In its filing, the scheme said it saw continued value in understanding how real economy sectors are addressing the transition, but little value in financial subsectors – including asset owners, managers and banks – developing transition plans as they are unable to transition without broader real economy decarbonisation.

Mandating company disclosure may appear to be effective policy, but is unlikely to result in significant changes in company behaviour or system-level changes, USS added.

USS CEO Simon Pilcher said to Responsible Investor: “As we note in our consultation response, we believe that policy shifts will be the driver for achieving real-world change, rather than mandating reporting or company disclosures.”
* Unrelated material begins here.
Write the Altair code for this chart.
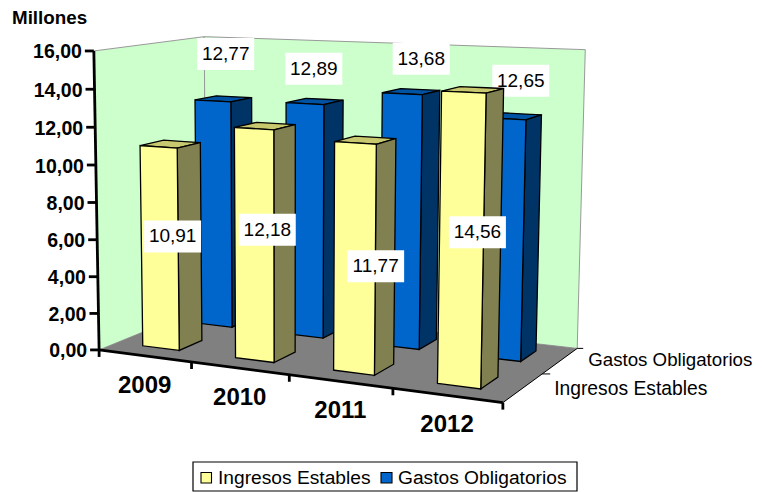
import numpy as np
import altair as alt

YEARS = ["2009", "2010", "2011", "2012"]
INGRESOS = [10.91, 12.18, 11.77, 14.56]
GASTOS = [12.77, 12.89, 13.68, 12.65]
SERIES = ["Ingresos Estables", "Gastos Obligatorios"]
Y_TICKS = [0, 2, 4, 6, 8, 10, 12, 14, 16]
Y_TICK_LABELS = ["0,00", "2,00", "4,00", "6,00", "8,00", "10,00", "12,00", "14,00", "16,00"]
UNIT_LABEL = "Millones"

FONT = "Liberation Sans"
W, H = 746, 484

# camera: category position u, depth v, value w -> page pixels (fitted projective map)
CAMERA = [
    ((0, 0, 0), (100, 350)), ((4, 0, 0), (503, 402)), ((0, 1, 0), (205, 306)),
    ((4, 1, 0), (578, 348)), ((0, 0, 16), (93, 50)), ((0, 1, 16), (205, 37)),
    ((4, 1, 16), (585, 50)), ((1, 0, 0), (192, 362)), ((2, 0, 0), (289, 375)),
    ((3, 0, 0), (392, 389)), ((0, 0, 8), (97, 203)),
]
A, b = [], []
for (X, Y, Z), (px, py) in CAMERA:
    A.append([X, Y, Z, 1, 0, 0, 0, 0, -px * X, -px * Y, -px * Z]); b.append(px)
    A.append([0, 0, 0, 0, X, Y, Z, 1, -py * X, -py * Y, -py * Z]); b.append(py)
P = np.linalg.lstsq(np.array(A, float), np.array(b, float), rcond=None)[0]


def project(u, v, w):
    d = P[8] * u + P[9] * v + P[10] * w + 1
    return ((P[0] * u + P[1] * v + P[2] * w + P[3]) / d,
            (P[4] * u + P[5] * v + P[6] * w + P[7]) / d)


counter = [0]


def poly(vertices, fill):
    """Turn a convex polygon into rows for an area mark (x, upper y, lower y)."""
    counter[0] += 1
    n = len(vertices)
    rows = []
    for x in sorted({round(p[0], 3) for p in vertices}):
        ys = []
        for i in range(n):
            (x0, y0), (x1, y1) = vertices[i], vertices[(i + 1) % n]
            lo, hi = min(x0, x1), max(x0, x1)
            if lo - 0.002 <= x <= hi + 0.002:
                if abs(x1 - x0) < 1e-6:
                    ys += [y0, y1]
                else:
                    t = min(1, max(0, (x - x0) / (x1 - x0)))
                    ys.append(y0 + t * (y1 - y0))
        rows.append({"f": f"f{counter[0]:03d}", "x": x, "y": min(ys), "y2": max(ys), "fill": fill})
    return rows


def area_layer(rows, **style):
    return alt.Chart(alt.Data(values=rows)).mark_area(**style).encode(
        x=alt.X("x:Q", scale=alt.Scale(domain=[8, 8 + W], nice=False, zero=False), axis=None),
        y=alt.Y("y:Q", scale=alt.Scale(domain=[8 + H, 8], nice=False, zero=False), axis=None),
        y2="y2:Q",
        detail="f:N",
        fill=alt.Fill("fill:N", scale=None),
    )


def text_layer(rows, **style):
    return alt.Chart(alt.Data(values=rows)).mark_text(font=FONT, baseline="middle", color="#000000", **style).encode(
        x=alt.X("x:Q", axis=None), y=alt.Y("y:Q", axis=None), text="t:N")


def rule_layer(rows):
    return alt.Chart(alt.Data(values=rows)).mark_rule().encode(
        x=alt.X("x:Q", axis=None), y=alt.Y("y:Q", axis=None), x2="x2:Q", y2="y2:Q",
        color=alt.Color("c:N", scale=None), strokeWidth=alt.StrokeWidth("w:Q", scale=None))


def seg(p, q, c, w):
    return {"x": p[0], "y": p[1], "x2": q[0], "y2": q[1], "c": c, "w": w}


def bar(i, value, v0, v1, front, side, top):
    u0, u1 = i + 0.285, i + 0.685
    return (
        poly([project(u0, v0, value), project(u1, v0, value), project(u1, v1, value), project(u0, v1, value)], top)
        + poly([project(u1, v0, 0), project(u1, v1, 0), project(u1, v1, value), project(u1, v0, value)], side)
        + poly([project(u0, v0, 0), project(u1, v0, 0), project(u1, v0, value), project(u0, v0, value)], front)
    )


def label_box(cx, cy):
    return poly([(cx - 28.5, cy - 16), (cx + 28.5, cy - 16), (cx + 28.5, cy + 16), (cx - 28.5, cy + 16)], "#ffffff")


# walls and floor
walls = (
    poly([project(0, 0, 0), project(0, 1, 0), project(0, 1, 16), project(0, 0, 16)], "#ccffcc")
    + poly([project(0, 1, 0), project(4, 1, 0), project(4, 1, 16), project(0, 1, 16)], "#ccffcc")
)
floor = poly([project(0, 0, 0), project(4, 0, 0), project(4, 1, 0), project(0, 1, 0)], "#808080")

# axes
axis_rules = [seg(project(0, 0, 0), project(0, 0, 16), "#000000", 2.8),
              seg(project(0, 0, 0), project(4, 0, 0), "#000000", 2.8),
              seg(project(4, 0, 0), project(4, 1, 0), "#000000", 1)]
for t in Y_TICKS:
    p = project(0, 0, t)
    axis_rules.append(seg((p[0] - 9, p[1]), p, "#000000", 2.8))
for i in range(len(YEARS) + 1):
    p = project(i, 0, 0)
    axis_rules.append(seg(p, (p[0], p[1] + 7), "#000000", 2.8))
for v, ln in ((0.5, 8), (1, 6)):
    p = project(4, v, 0)
    axis_rules.append(seg(p, (p[0] + ln, p[1]), "#000000", 1))

y_text = [{"x": project(0, 0, t)[0] - 12, "y": project(0, 0, t)[1] + 1.5, "t": s} for t, s in zip(Y_TICKS, Y_TICK_LABELS)]
x_text = [{"x": project(i + 0.5, 0, 0)[0], "y": project(i + 0.5, 0, 0)[1] + 30, "t": y} for i, y in enumerate(YEARS)]
depth_text_front = [{"x": project(4, 0.25, 0)[0] + 31, "y": project(4, 0.25, 0)[1] + 1, "t": SERIES[0]}]
# the canvas ends at x=754, so the back label sits slightly left and smaller to stay whole
depth_text_back = [{"x": project(4, 0.75, 0)[0] + 28, "y": project(4, 0.75, 0)[1] - 1, "t": SERIES[1]}]

# bars, back row first
V_Y, V_B = (0.155, 0.365), (0.66, 0.87)
blue_faces = sum((bar(i, g, V_B[0], V_B[1], "#0066cc", "#003366", "#0052a3") for i, g in enumerate(GASTOS)), [])
yellow_faces = sum((bar(i, g, V_Y[0], V_Y[1], "#ffff99", "#808050", "#c8c86e") for i, g in enumerate(INGRESOS)), [])

# data labels: offset from the bar they belong to
OFF_B = [(12, -47), (8, -35), (18, -35), (15, -38)]
OFF_Y = [(12, -12), (12, -16), (20, 7), (15, -9)]
blue_pos, yellow_pos = [], []
for i, g in enumerate(GASTOS):
    p = project(i + 0.495, V_B[0], g)
    blue_pos.append((p[0] + OFF_B[i][0], p[1] + OFF_B[i][1], f"{g:.2f}".replace(".", ",")))
for i, g in enumerate(INGRESOS):
    p = project(i + 0.495, V_Y[0], g / 2)
    yellow_pos.append((p[0] + OFF_Y[i][0], p[1] + OFF_Y[i][1], f"{g:.2f}".replace(".", ",")))

blue_boxes = sum((label_box(x, y) for x, y, _ in blue_pos), [])
yellow_boxes = sum((label_box(x, y) for x, y, _ in yellow_pos), [])
blue_text = [{"x": x, "y": y, "t": t} for x, y, t in blue_pos]
yellow_text = [{"x": x, "y": y, "t": t} for x, y, t in yellow_pos]

# legend
legend_box = poly([(193, 462), (577, 462), (577, 491), (193, 491)], "#ffffff")
swatches = poly([(201, 472.5), (211.5, 472.5), (211.5, 483), (201, 483)], "#ffff99") + poly(
    [(381, 472.5), (392, 472.5), (392, 483), (381, 483)], "#0066cc")
legend_text = [{"x": 218, "y": 478, "t": SERIES[0]}, {"x": 398, "y": 478, "t": SERIES[1]}]

chart = alt.layer(
    area_layer(walls, stroke="#999999", strokeWidth=1),
    area_layer(floor),
    rule_layer(axis_rules),
    area_layer(blue_faces, stroke="#000000", strokeWidth=1.3, strokeJoin="miter"),
    area_layer(blue_boxes),
    text_layer(blue_text, fontSize=19, align="center"),
    area_layer(yellow_faces, stroke="#000000", strokeWidth=1.3, strokeJoin="miter"),
    area_layer(yellow_boxes),
    text_layer(yellow_text, fontSize=19, align="center"),
    text_layer(y_text, fontSize=19.5, fontWeight="bold", align="right"),
    text_layer(x_text, fontSize=24, fontWeight="bold", align="center"),
    text_layer(depth_text_front, fontSize=19.3, align="left"),
    text_layer(depth_text_back, fontSize=18.7, align="left"),
    text_layer([{"x": 12, "y": 18, "t": UNIT_LABEL}], fontSize=18.8, fontWeight="bold", align="left"),
    area_layer(legend_box, stroke="#000000", strokeWidth=1.2),
    area_layer(swatches, stroke="#000000", strokeWidth=1.1),
    text_layer(legend_text, fontSize=19.2, align="left"),
).properties(
    width=W, height=H, padding=0, background="#ffffff",
    autosize=alt.AutoSizeParams(type="none"),
).configure_view(stroke=None)

chart.save("out.html", embed_options={"renderer": "svg", "actions": False})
The pension scheme has backed the use of the “gold standard” transition planning framework developed by the Transition Plan Taskforce (TPT) to underpin UK requirements, and has asked for transition plans to include a funded strategy with capex alignment, short- to long-term targets and Just Transition elements.

Non-mandatory route

However, Norway’s sovereign wealth fund said in its submission that the TPT framework was “overly granular to be embedded into a mandatory disclosure framework for a broad scope of entities at this stage”.

Norges Bank Investment Management (NBIM) said a specific obligation to develop a standalone transition plan “might not be necessary”, as it is expected that companies will begin disclosing transition plan-related information as part of their annual reporting under the International Sustainability Standards Board’s IFRS S2 climate reporting requirements.

Despite this, NBIM spoke in favour of mandatory requirements to disclose “the most decision-useful elements of transition plans, which include decarbonisation levers and financial implications”.

Federated Hermes also noted separately in comments shared with RI that the TPT framework “may not be an appropriate minimum requirement for all companies in all sectors” due to its stringent requirements.

The US manager said the UK “may consider how ‘comply or explain’ rules could be integrated to enable an ambitious transition plan requirement that nonetheless remains flexible and avoids unnecessary reporting burden”.

The UK’s largest workplace pension provider, Nest, has also proposed that the government consider a size-based threshold, which reserves mandatory disclosure for larger companies and introduces an initial “comply-or-explain” implementation for SMEs.

In addition, transition plans should not be required to align with a 1.5C scenario, said Nest, in recognition of the fact that some companies are operating in challenging conditions or may be at different stages of transition planning.

Katharina Lindmeier, head of sustainability strategy at Nest, said pension funds “will require more detailed, forward-looking data to make better-informed investment decisions for our members”.

Australian pension fund-owned IFM Investors has backed mandatory requirements on the disclosure of transition plans, but not their implementation.

“We do not believe implementation of transition plans should be mandated, with shareholder and stakeholder pressure and customer expectations all contributing to companies following through on the plans, providing a market-based accountability mechanism,” said Maria Nazarova-Doyle, global head of sustainable investment at IFM Investors.

She added that the manager’s filing had proposed that transition plans be required to focus initially on high-emitting sectors.

Both IFM Investors and Brunel called for safe harbour provisions to mitigate liability risks from forward-looking estimates and statements, and to raise ambition.

Separately, Lucas Penfold, head of sustainability reporting at Impax Asset Management, said the firm’s submission suggested that the government consider “a more principles-based approach to mandatory requirements will give companies the room to disclose meaningfully by focusing on the most material areas, without feeling boxed in”.

Anything less than mandatory implementation “risks leaving investors in the dark over the resilience of their portfolio to climate change”, Penfold said.

Impax has also proposed that companies should be asked to show how their transition plans can be resilient under various scenarios, “rather than aligning to one specific aspirational goal such as 1.5C”.

Impax and IFM Investors supported a three-year cycle for transition plans to be reviewed and refreshed.